For one thing, Covid-19 is often spread by viral particles carried in saliva droplets that are exhaled. These droplets are much larger than a viral particle itself, and so are more likely to be blocked by a face mask.  

Also, as explained in The Conversation by epidemiologists from McMaster University, Leiden University and the Karolinska Institutet in Stockholm, “at this microscopic level, the thread has thickness, or depth, so the gap is more a tunnel than a window. Microfilaments from broken or irregular threads project into the gap.”

In other words, even if there are relatively large gaps in mask fabric, that’s not to say a particle is guaranteed to move unimpeded through that gap. It would need to be travelling at an angle so as to not impact with the material, and avoid any stray threads which go some way to filling in the gaps in the fabric weave.  

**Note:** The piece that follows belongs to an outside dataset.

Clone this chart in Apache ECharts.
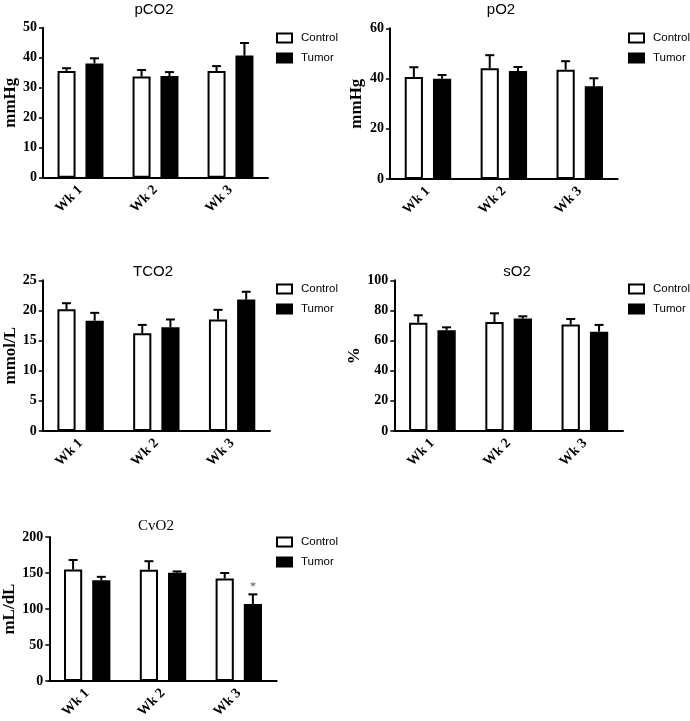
<!DOCTYPE html>
<html>
<head>
<meta charset="utf-8">
<script src="https://cdn.jsdelivr.net/npm/echarts@6/dist/echarts.min.js"></script>
<style>html,body{margin:0;padding:0;background:#fff;}#c{width:690px;height:721px;}</style>
</head>
<body>
<div id="c"></div>
<script>
const categories = ['Wk 1', 'Wk 2', 'Wk 3'];
const seriesNames = ['Control', 'Tumor'];

const panelTitles = ['pCO2', 'pO2', 'TCO2', 'sO2', 'CvO2'];
const yNames = ['mmHg', 'mmHg', 'mmol/L', '%', 'mL/dL'];
const yMax = [50, 60, 25, 100, 200];
const yInterval = [10, 20, 5, 20, 50];

const pco2Control = [35.6, 33.7, 35.6];
const pco2ControlErr = [0.9, 2.2, 1.6];
const pco2Tumor = [38.1, 33.9, 40.7];
const pco2TumorErr = [1.7, 1.3, 4.2];

const po2Control = [40.6, 44.1, 43.5];
const po2ControlErr = [3.9, 5.2, 3.4];
const po2Tumor = [39.9, 43.0, 36.9];
const po2TumorErr = [1.5, 1.6, 3.2];

const tco2Control = [20.2, 16.2, 18.5];
const tco2ControlErr = [1.0, 1.4, 1.6];
const tco2Tumor = [18.3, 17.2, 21.8];
const tco2TumorErr = [1.3, 1.3, 1.3];

const so2Control = [71.9, 72.3, 70.6];
const so2ControlErr = [4.9, 5.8, 3.7];
const so2Tumor = [66.8, 74.6, 65.9];
const so2TumorErr = [2.0, 1.5, 4.5];

const cvo2Control = [154.9, 154.4, 142.5];
const cvo2ControlErr = [13.2, 12.0, 7.5];
const cvo2Tumor = [139.8, 150.4, 107.1];
const cvo2TumorErr = [4.9, 1.8, 13.3];
const cvo2TumorSig = ['', '', '*'];

const noSig = ['', '', ''];

const panels = [
  {c: pco2Control, ce: pco2ControlErr, t: pco2Tumor, te: pco2TumorErr, sig: noSig},
  {c: po2Control, ce: po2ControlErr, t: po2Tumor, te: po2TumorErr, sig: noSig},
  {c: tco2Control, ce: tco2ControlErr, t: tco2Tumor, te: tco2TumorErr, sig: noSig},
  {c: so2Control, ce: so2ControlErr, t: so2Tumor, te: so2TumorErr, sig: noSig},
  {c: cvo2Control, ce: cvo2ControlErr, t: cvo2Tumor, te: cvo2TumorErr, sig: cvo2TumorSig}
];

// layout
const grids = [
  {left: 43, top: 27.7, width: 225, height: 150},
  {left: 390, top: 28.3, width: 227.7, height: 150.7},
  {left: 42.7, top: 280.3, width: 227.3, height: 150.7},
  {left: 394.3, top: 280.3, width: 228.7, height: 150.7},
  {left: 49.3, top: 537, width: 227.4, height: 150.7}
];
const titlePos = [[154, 2], [501, 2], [153, 264], [517, 264], [156, 519]];
const titleFont = ['Liberation Sans', 'Liberation Sans', 'Liberation Sans', 'Liberation Sans', 'Liberation Serif'];
const legendPos = [[276, 32], [628, 32], [276, 283], [628, 283], [276, 536]];
const nameGaps = [23, 25, 24, 30, 31];

const BAR_W = 0.24, BAR_GAP = 0.55;
const OFFSET = (1 + BAR_GAP) / 2 * BAR_W;

function errSeries(idx, means, errs, sign, sig) {
  return {
    type: 'custom',
    name: 'err' + idx + sign,
    xAxisIndex: idx, yAxisIndex: idx,
    z: 5,
    silent: true,
    data: means.map((m, i) => [i, m, m + errs[i], sig ? sig[i] : '']),
    renderItem: function (params, api) {
      const band = api.size([1, 0])[0];
      const p0 = api.coord([api.value(0), api.value(1)]);
      const p1 = api.coord([api.value(0), api.value(2)]);
      const x = p0[0] + sign * OFFSET * band;
      const cap = 4.5;
      const children = [
        {type: 'line', shape: {x1: x, y1: p0[1], x2: x, y2: p1[1]}, style: {stroke: '#000', lineWidth: 2}},
        {type: 'line', shape: {x1: x - cap, y1: p1[1], x2: x + cap, y2: p1[1]}, style: {stroke: '#000', lineWidth: 2}}
      ];
      const s = api.value(3);
      if (s) {
        children.push({type: 'text', x: x, y: p1[1] - 8, style: {text: s, fill: '#555', fontSize: 12, fontFamily: 'Liberation Serif', align: 'center', verticalAlign: 'middle'}});
      }
      return {type: 'group', children: children};
    }
  };
}

const option = {
  animation: false,
  backgroundColor: '#fff',
  title: panelTitles.map((t, i) => ({
    text: t, left: titlePos[i][0], top: titlePos[i][1], textAlign: 'center', padding: 0,
    textStyle: {fontFamily: titleFont[i], fontSize: 15, fontWeight: 'normal', color: '#000'}
  })),
  legend: legendPos.map((p, i) => ({
    data: seriesNames, orient: 'vertical', left: p[0], top: p[1], padding: 0,
    icon: 'rect', itemWidth: 15, itemHeight: 9, itemGap: 8,
    selectedMode: false,
    itemStyle: {borderColor: '#000', borderWidth: 2},
    textStyle: {fontFamily: 'Liberation Sans', fontSize: 11.5, color: '#000', padding: [0, 0, 0, 4], overflow: 'none'}
  })),
  grid: grids.map(g => Object.assign({containLabel: false}, g)),
  xAxis: grids.map((g, i) => ({
    type: 'category', gridIndex: i, data: categories,
    axisLine: {lineStyle: {color: '#000', width: 2}},
    axisTick: {alignWithLabel: true, length: 4, lineStyle: {color: '#000', width: 1.5}},
    axisLabel: {rotate: 45, margin: 10, color: '#000', fontFamily: 'Liberation Serif', fontWeight: 'bold', fontSize: 14},
    splitLine: {show: false}
  })),
  yAxis: grids.map((g, i) => ({
    type: 'value', gridIndex: i, min: 0, max: yMax[i], interval: yInterval[i],
    name: yNames[i], nameLocation: 'middle', nameGap: nameGaps[i], nameRotate: 90,
    nameTextStyle: {fontFamily: 'Liberation Serif', fontWeight: 'bold', fontSize: 17, color: '#000'},
    axisLine: {show: true, lineStyle: {color: '#000', width: 2}},
    axisTick: {show: true, length: 4, lineStyle: {color: '#000', width: 1.5}},
    axisLabel: {margin: 6, color: '#000', fontFamily: 'Liberation Serif', fontWeight: 'bold', fontSize: 14},
    splitLine: {show: false}
  })),
  series: []
};

panels.forEach((p, i) => {
  option.series.push({
    type: 'bar', name: 'Control', xAxisIndex: i, yAxisIndex: i, data: p.c,
    barWidth: (BAR_W * 100) + '%', barGap: (BAR_GAP * 100) + '%',
    itemStyle: {color: '#fff', borderColor: '#000', borderWidth: 2}
  });
  option.series.push({
    type: 'bar', name: 'Tumor', xAxisIndex: i, yAxisIndex: i, data: p.t,
    barWidth: (BAR_W * 100) + '%', barGap: (BAR_GAP * 100) + '%',
    itemStyle: {color: '#000', borderColor: '#000', borderWidth: 2}
  });
  option.series.push(errSeries(i, p.c, p.ce, -1, null));
  option.series.push(errSeries(i, p.t, p.te, 1, p.sig));
});

const chart = echarts.init(document.getElementById('c'), null, {renderer: 'canvas'});
chart.setOption(option);
</script>
</body>
</html>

There is also evidence that masks do stop the transmission of viral particles. 

A study published last year tested the efficacy of face masks, by measuring the presence of viral particles in exhalations of people wearing surgical face masks compared to those who weren’t.

It found “surgical face masks significantly reduced detection of influenza virus RNA in respiratory droplets and coronavirus RNA in aerosols, with a trend toward reduced detection of coronavirus RNA in respiratory droplets.”

A recent trial in Bangladesh found that people issued with surgical masks were 11% less likely to be infected with Covid-19. The results suggested cloth masks also reduce risk but the results were not statistically significant. 

The World Health Organisation describes face masks as “a key measure to suppress transmission and save lives”.